> **Task goal**
Reproduce the listing below word for word, with no pictures.
— START OF Source material —
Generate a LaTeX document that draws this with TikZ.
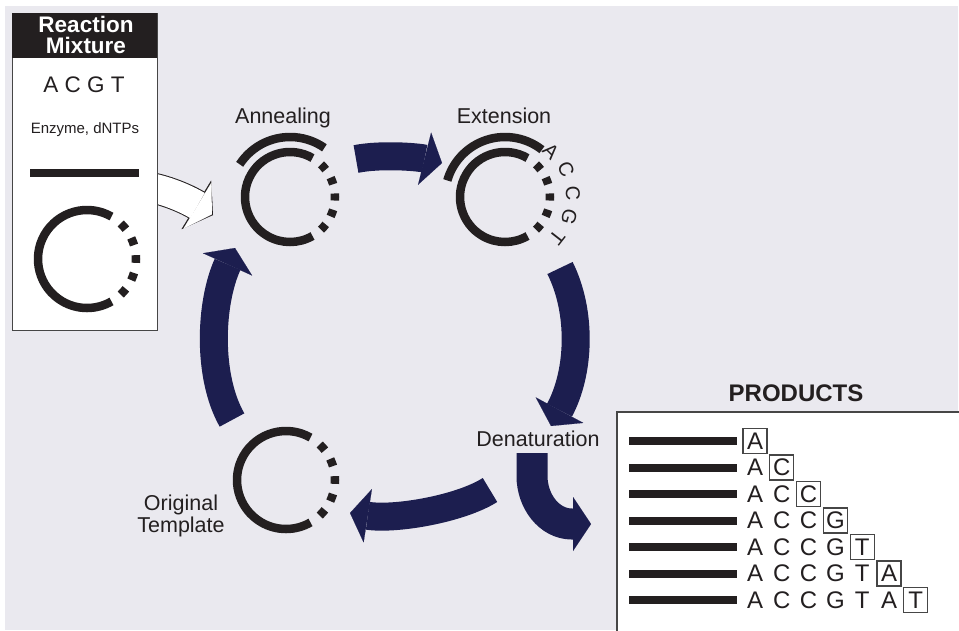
\documentclass[tikz,border=0pt]{standalone}
\usepackage{fontspec}
\setmainfont{Liberation Sans}
\usetikzlibrary{arrows.meta,calc}
\definecolor{navy}{RGB}{28,30,79}
\definecolor{ink}{RGB}{35,31,32}
\definecolor{bg}{RGB}{234,233,239}
\definecolor{boxline}{RGB}{70,70,70}
\tikzset{
  strand/.style={draw=ink,line width=8.5pt},
  cycarrow/.style={draw=navy,line width=28pt,-{Triangle[width=54pt,length=18pt,line width=0.1pt]}},
  stage/.style={font=\fontsize{21.5}{19.5}\selectfont,text=ink,inner sep=0pt,align=center,anchor=base},
  base/.style={font=\fontsize{24}{24}\selectfont,text=ink,inner sep=0pt},
  boxed/.style={base,draw=boxline,line width=1.2pt,minimum width=24pt,minimum height=25pt}
}

\begin{document}
\begin{tikzpicture}[x=1pt,y=-1pt]
                \useasboundingbox (0,0) rectangle (959,630);
                \clip (0,0) rectangle (959,630);
                % draw background
                \fill[bg] (5,6) rectangle (958,630);
                % centres of the circles
                \coordinate (mixC) at (87,259);
                \coordinate (annC) at (290,197);
                \coordinate (extC) at (505,197);
                \coordinate (orgC) at (286,480);
                % ends of the arrows
                \coordinate (mixOut) at (148,187);
                \coordinate (annIn) at (213,215);
                \coordinate (annOut) at (356,159);
                \coordinate (extIn) at (442,163);
                \coordinate (extOut) at (560,268);
                \coordinate (denIn) at (551,426);
                \coordinate (denOut) at (490,490);
                \coordinate (orgIn) at (350,513);
                \coordinate (orgOut) at (232,420);
                \coordinate (annUp) at (235,248);
                \coordinate (denDown) at (532,453);
                \coordinate (prodIn) at (591,524);
                % draw white arrow into the cycle
                \draw[draw=ink,line width=31pt,-{Triangle[width=57pt,length=19.5pt,line width=0.1pt]}]
                  (mixOut) .. controls (170,191) and (190,201) .. (annIn);
                \draw[draw=white,line width=29pt,shorten >=1.2pt,-{Triangle[width=54pt,length=17pt,line width=0.1pt]}]
                  (mixOut) .. controls (170,191) and (190,201) .. (annIn);
                % draw cycle arrows
                \draw[cycarrow] (annOut) .. controls (381,154) and (418,157) .. (extIn);
                \draw[cycarrow] (extOut) .. controls (582,312) and (580,372) .. (denIn);
                \draw[cycarrow] (denOut) .. controls (460,509) and (395,520) .. (orgIn);
                \draw[cycarrow] (orgOut) .. controls (207,376) and (210,303) .. (annUp);
                \draw[cycarrow,line width=31pt] (denDown) -- (532,476) .. controls (532,501) and (549,524) .. (572,524) -- (prodIn);
                % draw reaction mixture box
                \draw[boxline,fill=white,line width=1pt] (12,13) rectangle (157,330);
                \fill[ink] (12,13) rectangle (157,58);
                \node[text=white,font=\bfseries\fontsize{22.5}{21.5}\selectfont,align=center] (mixTitle) at (86,35) {Reaction\\Mixture};
                \node[font=\fontsize{22.5}{22}\selectfont,text=ink] (bases) at (84,85) {A C G T};
                \node[font=\fontsize{15}{15}\selectfont,text=ink] (enzyme) at (85,130) {Enzyme, dNTPs};
                \draw[strand,line width=8pt] (30,173) -- (139,173);
                % draw template circles
                \foreach \c/\r in {mixC/49,annC/45,extC/45,orgC/49} {
                  \draw[strand] ([shift={(60:\r pt)}]\c) arc[start angle=60,end angle=300,radius=\r pt];
                  \foreach \a in {-42,-21,0,21,42}
                  \draw[strand] ([shift={(\a-4.5:\r pt)}]\c) arc[start angle=\a-4.5,end angle=\a+4.5,radius=\r pt];
                }
                % draw primers
                \draw[strand] ([shift={(55:60pt)}]annC) arc[start angle=55,end angle=147,radius=60pt];
                \draw[strand] ([shift={(52:60pt)}]extC) arc[start angle=52,end angle=164,radius=60pt];
                % draw added bases
                \foreach \lt/\a/\r [count=\i] in {A/45/65,C/24/67,C/3/68,G/-17/67,T/-38/66}
                \node[font=\fontsize{20}{20}\selectfont,text=ink,inner sep=0pt,rotate=\a-90] (new\i) at ([shift={(\a:\r pt)}]extC) {\lt};
                % draw stage labels
                \node[stage] (annLabel) at (283,123) {Annealing};
                \node[stage] (extLabel) at (504,123) {Extension};
                \node[stage] (denLabel) at (538,446) {Denaturation};
                \node[stage] (orgLabel) at (181,532) {Original\\Template};
                % draw products box
                \draw[boxline,fill=white,line width=1.2pt] (617,412) rectangle (975,640);
                \node[font=\bfseries\fontsize{24}{24}\selectfont,text=ink] (prodLabel) at (796,393) {PRODUCTS};
                \foreach \lt [count=\r from 0] in {A,C,C,G,T,A,T} {
                  \coordinate (row\r) at (629,{441+26.5*\r});
                  \draw[strand,line width=8pt] (row\r) -- ++(108,0);
                  \node[boxed] (box\r) at ({755+26.8*\r},{441+26.5*\r}) {\lt};
                  \foreach \pl [count=\k from 0] in {A,C,C,G,T,A} {
                    \ifnum\k<\r \node[base] (seq\r-\k) at ({755+26.8*\k},{441+26.5*\r}) {\pl}; \fi
                  }
                }
\end{tikzpicture}
\end{document}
— END OF Source material —
> **Full response**
Generate a LaTeX document that draws this with TikZ.
\documentclass[tikz,border=0pt]{standalone}
\usepackage{fontspec}
\setmainfont{Liberation Sans}
\usetikzlibrary{arrows.meta,calc}
\definecolor{navy}{RGB}{28,30,79}
\definecolor{ink}{RGB}{35,31,32}
\definecolor{bg}{RGB}{234,233,239}
\definecolor{boxline}{RGB}{70,70,70}
\tikzset{
  strand/.style={draw=ink,line width=8.5pt},
  cycarrow/.style={draw=navy,line width=28pt,-{Triangle[width=54pt,length=18pt,line width=0.1pt]}},
  stage/.style={font=\fontsize{21.5}{19.5}\selectfont,text=ink,inner sep=0pt,align=center,anchor=base},
  base/.style={font=\fontsize{24}{24}\selectfont,text=ink,inner sep=0pt},
  boxed/.style={base,draw=boxline,line width=1.2pt,minimum width=24pt,minimum height=25pt}
}

\begin{document}
\begin{tikzpicture}[x=1pt,y=-1pt]
                \useasboundingbox (0,0) rectangle (959,630);
                \clip (0,0) rectangle (959,630);
                % draw background
                \fill[bg] (5,6) rectangle (958,630);
                % centres of the circles
                \coordinate (mixC) at (87,259);
                \coordinate (annC) at (290,197);
                \coordinate (extC) at (505,197);
                \coordinate (orgC) at (286,480);
                % ends of the arrows
                \coordinate (mixOut) at (148,187);
                \coordinate (annIn) at (213,215);
                \coordinate (annOut) at (356,159);
                \coordinate (extIn) at (442,163);
                \coordinate (extOut) at (560,268);
                \coordinate (denIn) at (551,426);
                \coordinate (denOut) at (490,490);
                \coordinate (orgIn) at (350,513);
                \coordinate (orgOut) at (232,420);
                \coordinate (annUp) at (235,248);
                \coordinate (denDown) at (532,453);
                \coordinate (prodIn) at (591,524);
                % draw white arrow into the cycle
                \draw[draw=ink,line width=31pt,-{Triangle[width=57pt,length=19.5pt,line width=0.1pt]}]
                  (mixOut) .. controls (170,191) and (190,201) .. (annIn);
                \draw[draw=white,line width=29pt,shorten >=1.2pt,-{Triangle[width=54pt,length=17pt,line width=0.1pt]}]
                  (mixOut) .. controls (170,191) and (190,201) .. (annIn);
                % draw cycle arrows
                \draw[cycarrow] (annOut) .. controls (381,154) and (418,157) .. (extIn);
                \draw[cycarrow] (extOut) .. controls (582,312) and (580,372) .. (denIn);
                \draw[cycarrow] (denOut) .. controls (460,509) and (395,520) .. (orgIn);
                \draw[cycarrow] (orgOut) .. controls (207,376) and (210,303) .. (annUp);
                \draw[cycarrow,line width=31pt] (denDown) -- (532,476) .. controls (532,501) and (549,524) .. (572,524) -- (prodIn);
                % draw reaction mixture box
                \draw[boxline,fill=white,line width=1pt] (12,13) rectangle (157,330);
                \fill[ink] (12,13) rectangle (157,58);
                \node[text=white,font=\bfseries\fontsize{22.5}{21.5}\selectfont,align=center] (mixTitle) at (86,35) {Reaction\\Mixture};
                \node[font=\fontsize{22.5}{22}\selectfont,text=ink] (bases) at (84,85) {A C G T};
                \node[font=\fontsize{15}{15}\selectfont,text=ink] (enzyme) at (85,130) {Enzyme, dNTPs};
                \draw[strand,line width=8pt] (30,173) -- (139,173);
                % draw template circles
                \foreach \c/\r in {mixC/49,annC/45,extC/45,orgC/49} {
                  \draw[strand] ([shift={(60:\r pt)}]\c) arc[start angle=60,end angle=300,radius=\r pt];
                  \foreach \a in {-42,-21,0,21,42}
                  \draw[strand] ([shift={(\a-4.5:\r pt)}]\c) arc[start angle=\a-4.5,end angle=\a+4.5,radius=\r pt];
                }
                % draw primers
                \draw[strand] ([shift={(55:60pt)}]annC) arc[start angle=55,end angle=147,radius=60pt];
                \draw[strand] ([shift={(52:60pt)}]extC) arc[start angle=52,end angle=164,radius=60pt];
                % draw added bases
                \foreach \lt/\a/\r [count=\i] in {A/45/65,C/24/67,C/3/68,G/-17/67,T/-38/66}
                \node[font=\fontsize{20}{20}\selectfont,text=ink,inner sep=0pt,rotate=\a-90] (new\i) at ([shift={(\a:\r pt)}]extC) {\lt};
                % draw stage labels
                \node[stage] (annLabel) at (283,123) {Annealing};
                \node[stage] (extLabel) at (504,123) {Extension};
                \node[stage] (denLabel) at (538,446) {Denaturation};
                \node[stage] (orgLabel) at (181,532) {Original\\Template};
                % draw products box
                \draw[boxline,fill=white,line width=1.2pt] (617,412) rectangle (975,640);
                \node[font=\bfseries\fontsize{24}{24}\selectfont,text=ink] (prodLabel) at (796,393) {PRODUCTS};
                \foreach \lt [count=\r from 0] in {A,C,C,G,T,A,T} {
                  \coordinate (row\r) at (629,{441+26.5*\r});
                  \draw[strand,line width=8pt] (row\r) -- ++(108,0);
                  \node[boxed] (box\r) at ({755+26.8*\r},{441+26.5*\r}) {\lt};
                  \foreach \pl [count=\k from 0] in {A,C,C,G,T,A} {
                    \ifnum\k<\r \node[base] (seq\r-\k) at ({755+26.8*\k},{441+26.5*\r}) {\pl}; \fi
                  }
                }
\end{tikzpicture}
\end{document}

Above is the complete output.